Getting your business finances right in 2026 – PPS Chartered Accountants

With business owners and professionals ringing in the new year, Sally Holland of PPS Chartered Accountants in Swindon shares her top five practical tips to support businesses seeking to start the year off with financial confidence.

Self-employed are getting ready for January deadline

HMRC recently reached out to self-assessment taxpayers to provide warning of this nearing deadline both to file their tax return and pay their due tax by Saturday, January 31. This tax return is for the April 2024 to April 2025 tax year.

Self-assessment taxpayers do not have to pay outright for tax bills under £30,000, a payment plan is accessible via HMRC’s ‘Time to Pay’ service.

There have already been 18,000 payment plans set up this tax year and HMRC has set up this service to provide flexibility for people, allowing them to schedule payments in accordance with their circumstances to avoid the stress of paying a large bill at the end of January, when finances are tight.

Be aware of tax changes on the state pension

After the Autumn Budget, the Chancellor has clarified her statement regarding her comments that nobody would pay tax on their state pension despite it being higher than the personal allowance by April 2027.

Rachel Reeves clarified that the new state pension will be below the frozen personal allowance. From April 2027, the state pension will grow and exceed the personal allowance and be eligible for taxation. Reeves has since stated that the state pension will not be taxed.

This has come as a relief for older people, but some call it ‘inter-generational unfairness’, as working people on modest incomes won’t have the same benefit when they are pulled into a higher tax band due to the freeze on personal allowance.

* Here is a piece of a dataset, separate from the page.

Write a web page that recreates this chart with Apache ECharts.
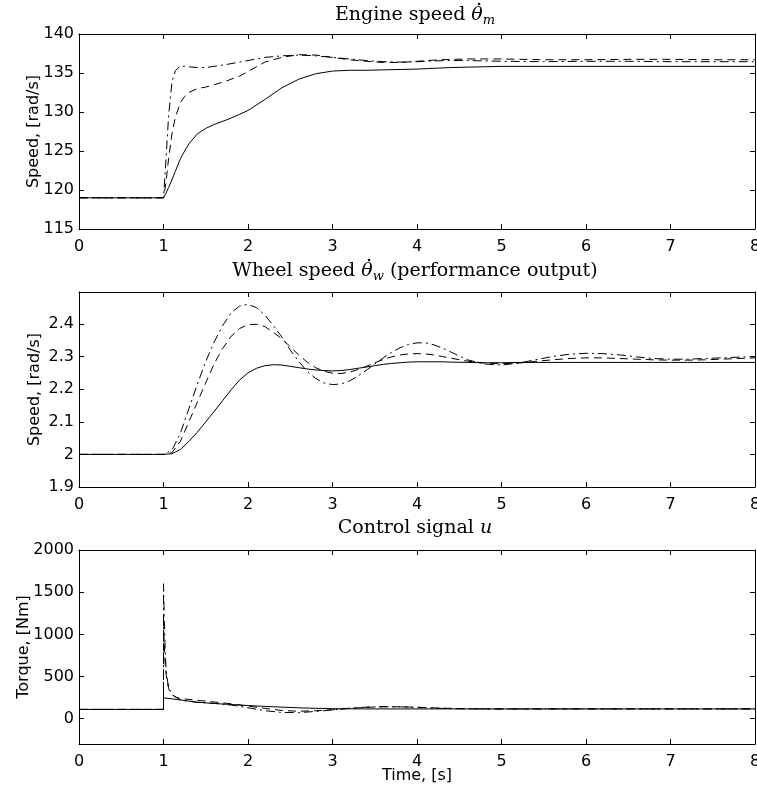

Review costs and trim unnecessary spending

Go through your regular outgoings and consider whether they are genuinely adding value. Subscriptions, software and supplier contracts can quickly add up.

Every business has hidden costs that creep in. By trimming back on what isn’t essential, you free up money to invest in areas that will actually help your business grow.

What pensions will look like

Currently, the salary sacrifices scheme works to allow your employer to pay into a pension without paying income tax or National Insurance (NI) on that portion.

From April 2029, the NI benefit will be capped at £2,000 which means contributions above this will being relieved of Income Tax but not NI contributions.

This will reduce take-home pay and affect how much an employer contributes to your pension. Whilst this is three years in the future, it’s important to continue with your contributions, especially if you are a high earner.

Work-from-home tax relief is ending

Currently, workers can claim a flat £6 weekly allowance or actual additional costs, with claims backdated up to four tax years. From April 2026, these tax reliefs will be suspended.

HMRC says the change addresses non-compliance and fairness as over half of claims checked were found to be ineligible. They estimate that around 300,000 employees will be affected and basic rate taxpayers will pay about £62 more per year and higher taxpayers about £124 more.

It’s important you’re aware of what changes affect you and if you’ll have to return to the office.